Friday, 1 June 2012

Roberts & Speight Spring Wine Tasting: Reds

Yesterday I wrote a post about the whites I enjoyed at Roberts and Speight's Spring Wine Tasting event. Today I thought I'd finish up with a post about what I though were the best of the reds.

Cuvée Guy de la Nine Rouge, Provence,  2006. A Syrah /Cabernet blend with a lovely forest -floor earthiness and spice from the maturing Syrah backed up with good tannic structure from the Cab. Both this and the white were some of the undoubted stars of the evening for me! £21.49
Ch. Coquillas Rouge 2009, Pessac-Léognan. Although this still has a bit of maturing to go I thought it was great. Die-hard Bordeaux fans might find it a bit fruity but I don't see anything wrong with taking some of the better characteristics of new world wines and giving them a French twist. (The white was also good.) £19.99.
Federico Paternina 'Clisos' Rioja Reserva 2005. This is rather modern and fruity but still has big, bruising tannins and almost port-like flavours. Good, but not for the faint hearted. £13.99.
'Il Passo' Nerello Mascalese 2011. For me the best red I tried for the price. Reinforcing my long-held theory that drinking away from the fashionable is where you can get the real bargains, I thought that this was fantastic. Extra concentration is achieved by a viticultural technique similar to that patented by the Grossets in Clare Valley; Cordon Cutting (See Mt Horrocks Riesling). The result of the clipping is a drying of the fruit on the vine, hence the nod towards (if not the DOC rule-infringing use of) 'ripasso' in the wine's name.

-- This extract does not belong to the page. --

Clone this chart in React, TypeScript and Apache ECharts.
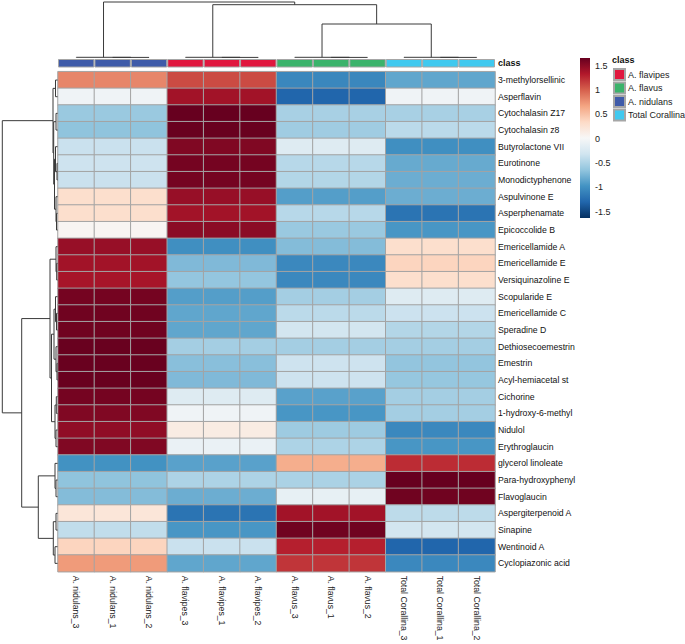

The fruit concentration is superb, with a lovely perfume and bags of black fruit and dark chocolate flavours and silky ripe tannins. £12.79.
Masard & Brunet 'Humilitat,' Priorat, 2009. A   Cariñena/Garnacha 50/50 blend with lots of red fruit on the nose. The Grenache seems to be the power in the blend, there's lots of juicy, alcoholic fruit in there, it might benefit from a little more bottle age but if you like your wines to be powerful and fruity then this would be ideal. £16.99.
Pago De Los Capelannes, Ribera del Duero, Crianza 2008. Another big, porty, tannic wine - it's still very young! A testament to the amount of ripeness that they're getting in the Duero. Lots of herby spice from the Tempranillo and judicious use of oak. £19.99.
Langlois-Chateau VV Cabernet Franc, Saumur Champigny, 2005. Unfortunately it was a little bit dwarfed by the big Spanish wines I had before it, but still a very good, savoury wine that I thought would go brilliantly with food. Restrained and with a good minerality rather than being fruit dominated. £16.99.

All in all some fantastic wines and a great evening. Most enjoyable and I'd highly recommend it to everyone who can make it next year, I certainly hope to do so.

On a final note, it was great to see that the Wold Top Brewery had a table at the tasting last night, and from what I can see they looked like they were doing great business too. Hopefully this is a sign that beer is gaining the same level of acceptance that wine enjoys in terms of being something with flavours worth exploring rather than being dismissed as less rewarding. Long may the rise and rise of beer continue!